The police, who closed Topshop, said ammonia-filled light bulbs were thrown at officers on Oxford Street. These protesters were heavily outnumbered by the usual weekend mix of tourists and shoppers, some of whom were hit by paint fired at the shop.

UK Uncut, a direct action group opposing corporate tax avoidance, was thought to be behind many of the attacks on shops, including the occupation of Fortnum & Mason.
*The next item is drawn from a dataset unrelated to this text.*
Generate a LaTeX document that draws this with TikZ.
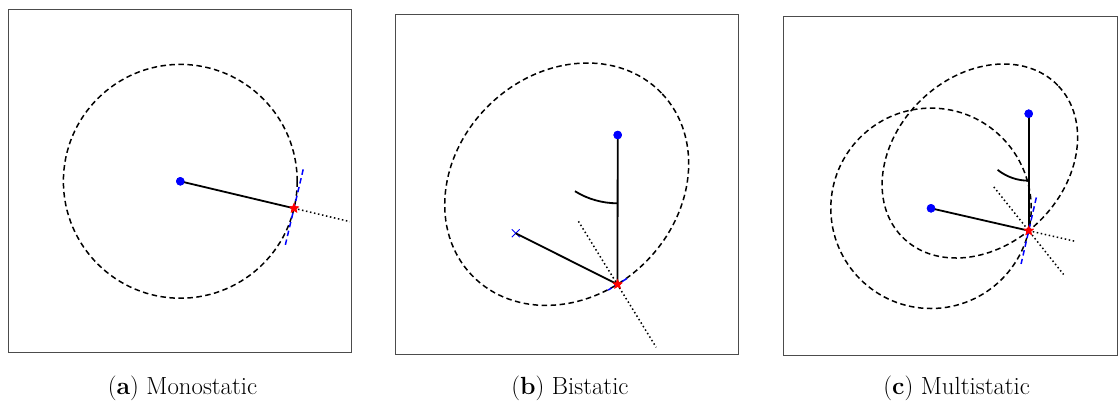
\documentclass[tikz,border=0pt]{standalone}
\usetikzlibrary{shapes.geometric,shapes.misc}
\begin{document}
\begin{tikzpicture}[x=1pt,y=-1pt,
  frame/.style={draw=black!70,line width=0.9pt},
  contour/.style={draw=black,line width=1.5pt,dash pattern=on 5.5pt off 3.5pt},
  ray/.style={draw=black,line width=1.8pt},
  normal/.style={draw=black,line width=1.5pt,dash pattern=on 1.5pt off 2.6pt},
  tangent/.style={draw=blue,line width=1.5pt,dash pattern=on 5.5pt off 3.5pt},
  angarc/.style={draw=black,line width=1.8pt},
  station/.style={circle,fill=blue,inner sep=0pt,minimum size=8.5pt},
  rxcross/.style={cross out,draw=blue,inner sep=0pt,minimum size=7pt,line width=0.9pt},
  target/.style={star,star points=5,star point ratio=2.2,fill=red,inner sep=0pt,minimum size=11pt},
  caption/.style={anchor=base,font=\fontsize{24.8}{30}\selectfont}]
\useasboundingbox (0,0) rectangle (1118,400);

% ---------- (a) Monostatic ----------
\draw[frame] (8.5,9.5) rectangle (351.5,352.5);
\draw[contour] (180.3,181.3) circle[radius=116.9pt];
\coordinate (a-out) at (349.9,221.6);
\coordinate (a-t1) at (303.2,169.4);
\coordinate (a-t2) at (284.8,247.2);
\node[station] (a-tx) at (180.3,181.3) {};
\node[target] (a-tg) at (294,208.3) {};
\draw[ray] (a-tx.center) -- (a-tg.center);
\draw[normal] (a-tg.center) -- (a-out);
\draw[tangent] (a-t1) -- (a-t2);
\node[station] at (a-tx) {};
\node[target] at (a-tg) {};
\node[caption] (a-cap) at (182.5,394) {(\textbf{a}) Monostatic};

% ---------- (b) Bistatic ----------
\draw[frame] (395.5,14) rectangle (738.5,354);
\draw[contour,rotate around={43.9:(566.7,184.2)}] (566.7,184.2) ellipse[x radius=131.5pt,y radius=110.8pt];
\node[station] (b-tx) at (617.7,135) {};
\node[rxcross] (b-rx) at (515.7,233.3) {};
\node[target] (b-tg) at (617.5,284.3) {};
\coordinate (b-n1) at (578.4,221.3);
\coordinate (b-n2) at (656.2,347.3);
\coordinate (b-t1) at (626.9,278.5);
\coordinate (b-t2) at (608.1,290.1);
\draw[ray] (b-tx.center) -- (b-tg.center);
\draw[ray] (b-rx.center) -- (b-tg.center);
\draw[normal] (b-n1) -- (b-n2);
\draw[angarc] (b-tg.center) ++(-90:81) arc[start angle=-90,end angle=-121.7,radius=81pt];
\draw[tangent] (b-t1) -- (b-t2);
\node[station] at (b-tx) {};
\node[target] at (b-tg) {};
\node[caption] (b-cap) at (570,394) {(\textbf{b}) Bistatic};

% ---------- (c) Multistatic ----------
\draw[frame] (783.5,16) rectangle (1117.5,355);
\draw[contour] (931,208.3) circle[radius=100.2pt];
\draw[contour,rotate around={44.1:(979.85,161)}] (979.85,161) ellipse[x radius=108.6pt,y radius=84.7pt];
\node[station] (c-tx) at (1028.7,113.7) {};
\node[station] (c-mo) at (931,208.3) {};
\node[target] (c-tg) at (1028.7,230.7) {};
\coordinate (c-n1) at (993.8,186.9);
\coordinate (c-n2) at (1063.6,274.5);
\coordinate (c-out) at (1075.1,241.3);
\coordinate (c-t1) at (1036.3,197.5);
\coordinate (c-t2) at (1021.1,263.9);
\draw[ray] (c-tx.center) -- (c-tg.center);
\draw[ray] (c-mo.center) -- (c-tg.center);
\draw[normal] (c-n1) -- (c-n2);
\draw[normal] (c-tg.center) -- (c-out);
\draw[angarc] (c-tg.center) ++(-90:50) arc[start angle=-90,end angle=-128.5,radius=50pt];
\draw[tangent] (c-t1) -- (c-t2);
\node[station] at (c-tx) {};
\node[station] at (c-mo) {};
\node[target] at (c-tg) {};
\node[caption] (c-cap) at (956.7,394) {(\textbf{c}) Multistatic};
\end{tikzpicture}
\end{document}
Members of the group waved black and red flags from the window above the retailer’s ubiquitous green and white clock.

The group accuses Associated British Foods, which is 54 per cent controlled by Fortnum & Mason’s owner Whittington Investments, of avoiding £40m of tax.

The Ritz was also attacked by protesters wearing balaclavas and hooded tops, shattering windows and throwing yellow and purple paint.

As most of the protesters occupying Oxford Circus made their way towards Piccadilly, a small group of young people, dressed in black hooded tops with scarves pulled over their mouths, let off coloured flares and smoke bombs in the centre of the road.

Riot police had largely left the scene when one group set fire to an 8ft high model horse they had brought with them to the march. Students claimed the “Trojan horse” signified the betrayal of the Liberal Democrats rescinded promise not to raise university fees.

Branches of HSBC and a McDonald’s at Cambridge Circus were also attacked, with several protesters breaking in before riot police arrived.